═════ Supplied information

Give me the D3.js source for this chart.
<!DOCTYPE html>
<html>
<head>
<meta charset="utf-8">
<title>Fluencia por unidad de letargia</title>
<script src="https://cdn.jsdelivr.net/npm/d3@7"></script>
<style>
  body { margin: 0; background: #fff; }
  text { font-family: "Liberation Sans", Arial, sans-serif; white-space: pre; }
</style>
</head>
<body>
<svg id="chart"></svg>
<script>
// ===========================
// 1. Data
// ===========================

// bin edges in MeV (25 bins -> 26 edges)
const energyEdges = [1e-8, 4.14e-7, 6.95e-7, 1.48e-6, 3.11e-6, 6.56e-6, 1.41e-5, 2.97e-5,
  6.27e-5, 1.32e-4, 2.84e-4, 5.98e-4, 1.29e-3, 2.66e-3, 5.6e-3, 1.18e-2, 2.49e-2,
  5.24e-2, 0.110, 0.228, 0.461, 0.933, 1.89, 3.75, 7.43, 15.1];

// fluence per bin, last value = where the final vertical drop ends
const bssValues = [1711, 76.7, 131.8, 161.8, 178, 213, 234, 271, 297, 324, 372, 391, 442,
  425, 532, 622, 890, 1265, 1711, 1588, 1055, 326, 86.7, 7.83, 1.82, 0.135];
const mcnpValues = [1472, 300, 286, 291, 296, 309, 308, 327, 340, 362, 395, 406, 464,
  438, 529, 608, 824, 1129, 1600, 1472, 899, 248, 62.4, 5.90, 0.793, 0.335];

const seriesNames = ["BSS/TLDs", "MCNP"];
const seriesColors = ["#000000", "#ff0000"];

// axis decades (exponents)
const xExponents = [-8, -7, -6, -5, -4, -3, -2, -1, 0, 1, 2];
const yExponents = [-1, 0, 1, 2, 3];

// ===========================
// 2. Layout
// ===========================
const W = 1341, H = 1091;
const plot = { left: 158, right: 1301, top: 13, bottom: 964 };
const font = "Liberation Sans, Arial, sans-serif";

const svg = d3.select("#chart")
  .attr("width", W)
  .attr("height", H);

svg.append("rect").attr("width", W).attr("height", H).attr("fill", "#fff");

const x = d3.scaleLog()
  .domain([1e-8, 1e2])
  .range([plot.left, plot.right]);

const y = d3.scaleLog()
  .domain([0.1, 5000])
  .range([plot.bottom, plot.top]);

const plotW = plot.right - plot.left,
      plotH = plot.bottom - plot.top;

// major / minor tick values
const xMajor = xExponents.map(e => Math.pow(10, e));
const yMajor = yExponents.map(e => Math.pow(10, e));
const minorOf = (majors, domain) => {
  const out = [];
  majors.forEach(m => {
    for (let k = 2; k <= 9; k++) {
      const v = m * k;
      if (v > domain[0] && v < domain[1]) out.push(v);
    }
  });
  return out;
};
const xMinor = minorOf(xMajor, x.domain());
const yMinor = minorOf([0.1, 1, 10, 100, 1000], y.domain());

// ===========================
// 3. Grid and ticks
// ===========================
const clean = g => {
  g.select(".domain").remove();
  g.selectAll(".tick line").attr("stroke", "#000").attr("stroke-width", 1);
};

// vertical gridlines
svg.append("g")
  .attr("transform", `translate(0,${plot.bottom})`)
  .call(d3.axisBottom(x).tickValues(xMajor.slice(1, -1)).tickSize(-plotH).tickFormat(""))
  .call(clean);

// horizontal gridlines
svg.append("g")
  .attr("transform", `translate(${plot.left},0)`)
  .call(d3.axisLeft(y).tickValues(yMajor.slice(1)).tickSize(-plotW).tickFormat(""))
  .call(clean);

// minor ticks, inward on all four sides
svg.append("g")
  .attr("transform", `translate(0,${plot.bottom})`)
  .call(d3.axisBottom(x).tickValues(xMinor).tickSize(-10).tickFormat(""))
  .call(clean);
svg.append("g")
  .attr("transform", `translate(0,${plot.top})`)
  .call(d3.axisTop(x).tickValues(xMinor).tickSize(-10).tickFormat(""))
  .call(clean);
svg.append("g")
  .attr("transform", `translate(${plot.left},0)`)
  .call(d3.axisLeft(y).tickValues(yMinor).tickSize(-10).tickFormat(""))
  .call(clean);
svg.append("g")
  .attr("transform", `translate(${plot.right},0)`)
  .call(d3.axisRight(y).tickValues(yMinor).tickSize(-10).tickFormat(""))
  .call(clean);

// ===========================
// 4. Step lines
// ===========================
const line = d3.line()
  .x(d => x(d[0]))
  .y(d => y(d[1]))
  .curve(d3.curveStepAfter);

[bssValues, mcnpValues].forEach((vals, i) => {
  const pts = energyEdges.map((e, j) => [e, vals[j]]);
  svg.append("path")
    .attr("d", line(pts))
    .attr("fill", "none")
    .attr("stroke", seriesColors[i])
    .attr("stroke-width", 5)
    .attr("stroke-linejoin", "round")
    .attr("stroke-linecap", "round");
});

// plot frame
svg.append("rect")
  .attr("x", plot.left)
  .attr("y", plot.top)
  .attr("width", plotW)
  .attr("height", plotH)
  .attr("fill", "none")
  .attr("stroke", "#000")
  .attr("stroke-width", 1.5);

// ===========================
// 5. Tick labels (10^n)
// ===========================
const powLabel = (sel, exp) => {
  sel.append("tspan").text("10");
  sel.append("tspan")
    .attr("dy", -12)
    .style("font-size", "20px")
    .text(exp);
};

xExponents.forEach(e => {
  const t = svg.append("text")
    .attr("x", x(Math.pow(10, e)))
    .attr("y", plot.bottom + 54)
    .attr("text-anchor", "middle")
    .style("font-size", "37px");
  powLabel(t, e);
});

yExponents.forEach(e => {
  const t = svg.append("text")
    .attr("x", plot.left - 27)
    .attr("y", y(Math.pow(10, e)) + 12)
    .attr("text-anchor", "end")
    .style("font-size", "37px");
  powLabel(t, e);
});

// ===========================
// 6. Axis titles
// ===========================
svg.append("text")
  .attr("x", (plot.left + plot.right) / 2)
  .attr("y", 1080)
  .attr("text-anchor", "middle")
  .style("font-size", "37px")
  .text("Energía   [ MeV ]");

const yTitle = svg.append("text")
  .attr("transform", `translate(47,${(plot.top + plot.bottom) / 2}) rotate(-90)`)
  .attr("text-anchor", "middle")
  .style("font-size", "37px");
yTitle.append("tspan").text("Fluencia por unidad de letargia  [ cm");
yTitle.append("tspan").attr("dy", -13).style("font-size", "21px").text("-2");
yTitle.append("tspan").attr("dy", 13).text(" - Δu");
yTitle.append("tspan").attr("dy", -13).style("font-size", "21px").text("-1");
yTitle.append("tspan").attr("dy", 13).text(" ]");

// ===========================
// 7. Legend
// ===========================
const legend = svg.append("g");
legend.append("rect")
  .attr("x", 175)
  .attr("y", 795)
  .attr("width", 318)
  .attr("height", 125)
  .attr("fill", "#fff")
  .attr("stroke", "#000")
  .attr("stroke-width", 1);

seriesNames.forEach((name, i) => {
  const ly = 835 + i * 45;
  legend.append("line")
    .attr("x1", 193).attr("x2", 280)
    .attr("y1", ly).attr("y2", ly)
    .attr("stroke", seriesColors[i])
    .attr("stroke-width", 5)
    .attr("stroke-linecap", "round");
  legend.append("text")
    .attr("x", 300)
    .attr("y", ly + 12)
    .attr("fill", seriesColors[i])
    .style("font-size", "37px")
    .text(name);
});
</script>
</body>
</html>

══════════

→ **Your task**
In the material above, show every line where the word "chart" turns up.

→ **Answer to this problem**
Give me the D3.js source for this chart.
<svg id="chart"></svg>
const svg = d3.select("#chart")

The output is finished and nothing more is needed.